Singing a song as he worked
Initially they wrote lyrics and played on the marimbas. Eventually Oliver began to play on an instrument he designed and made, which is a kind of a drum. Soon a song structure emerged, involving the beginning, a pause called "the separation" (during which everyone falls down), and then "the inning" in which all of the boys get up, play and sing together.

"Bad guys shoot and fight"

"Bad guys shoot and fight"
"the separation"
the separation on another day

Here are the lyrics;
Bad guys shoot and fight
bad guys shoot and fight
bad guys shoot and get on a boat

boom boom boom, psh psh psh (the sound of cannons and guns)
cannons shoot and go boom boom psh
----the separation---
bad guys get captured!
they fall into the sea!
get eaten,
by sharks!

I love music, but don't feel like I know how to teach composition or elements of music, and was beginning to worry about how far this composition could go without someone who understands these things better than I do. The next thing I knew, the boys were sharing knowledge and scaffolding each other! The composers  initiated a rhythmic structure for the song, saying;  "Go like this- 'bad guys shoot and fight' one, one! 'Bad guys shoot and fight' one, one." (the "one, one" are the two beat pauses after the lyric). They also chose to remove all of the notes except for the c and the d on the marimbas, so that they could be sure they were all playing the music in the same way.
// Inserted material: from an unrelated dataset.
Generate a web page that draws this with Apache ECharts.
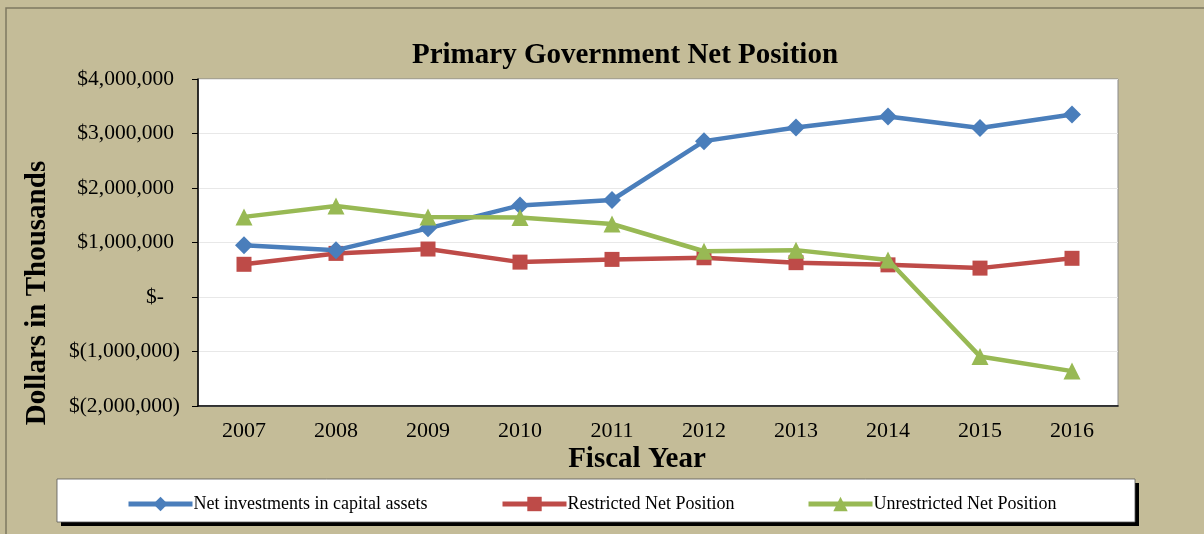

Teaching a friend how to write "middle C"

Putting the notes in alphabetical order, discovering there is no H
Beginning to write the score by drawing cannons

I challenged the guys to write down their music, which is where the project is currently.


  1. Following your story a few things really stood out and interested me:

    The outdoor bad guy play did not resolve itself in a positive way, and ended.
    The creating bad guys to engage in play, ended up being the entire play, without the fight.
    The song writing, took a life of it's own, including lyrics, instruments and a separation.
    What are the questions you have about the bad guy project?
    What questions do the kids have?
    As far as writing music, the best way to write music is to listen to it and sing it, and then notice all the parts. For some kids, they might need some kind of a visual graphic or color to see/hear the parts. It's a pattern.
    So much happening in your studio. It really is complex. Good stuff (or maybe I should say "bad" stuff!)

  2. The way that the children are writing the music is fascinating to me, but it makes much more sense when you think of the way these boys are using the language of music. Just like a child would make a block structure without thinking about an architects rules or blueprints or tried and true weight distribution, you are letting these boys write how it makes sense to them. It makes so much sense.

  3. The score and the cannons makes me think of Tchaikovsky's 1812 overture......

  4. I would have felt like you Anna, a little intimidated with the idea of having to somehow "lead" children in a music project like this, but I suspect your lack of a music background is one of the reasons the children have arrived at this amazing place. Teachers teach best when they are also learning.

    I like when my experience level is the same as the children's when setting out on a project. It's exciting. Magic or tragic failure; either way we all learn together.